Now, what's interesting here is that the author of this memorial says Harvey was a member of the family, yet I've never heard of him. Maybe he was a member of the larger Dubrow's family. Still, the idea of a wedding reception at Dubrow's seems like it would be memorable. I wonder if he was the only one to do so. Does anyone remember him? He sounds like quite a character.

Also, later she makes mention a disturbing incident:

"Nothing with Harvey was ordinary. In the midst of the nuptial excitement and happiness of this splendiferous occasion there was a random murder - I believe a stabbing - outside Dubrow's that night."

Surely someone knows something about this? A murder that took place outside Dubrow's? Anyone recall hearing about this?

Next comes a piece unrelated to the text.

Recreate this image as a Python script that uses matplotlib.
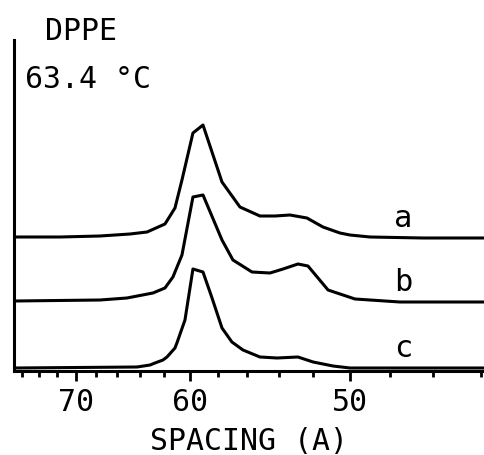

Wednesday, November 15, 2006

A few other tidbits

I'm in the middle of moving across town, so I've been too busy to do much with this blog lately, but I found a couple interesting things on the internet today:

Dubrow's Table Talk
Published: August 16, 1985

To the Editor:
A eulogy for New York's late Dubrow's cafeteria (news story, Aug. 3):
I went there for lunch a few months ago. As was the custom, a stranger, about my father's age, sat down at my table. He looked at my tray - blintzes, coffee and Boston cream pie - and then did his duty: ''You call that lunch?'' STEPHEN DRUCKER New York, Aug. 5, 1985

Also, in this article about my cousin Joe, who worked at Dubrow's and who has shared several of his memories of Dubrow's, the author mentions the Dubrow's that was opened on Lincoln Road in Miami Beach. Anyone remember that one? How did it differ? How was it similar? How long was it open?

"The Cafeteria" (VHS, 2000)

Just noticed on there's a bunch of copies of this video for sale. It's pretty good. Kind of depressing. It's an American Playhouse production, released on video in 2000, and based on the short story by Isaac Bashevis Singer. I think I might buy myself a copy at some point, mostly for the footage of Dubrow's, where it was filmed.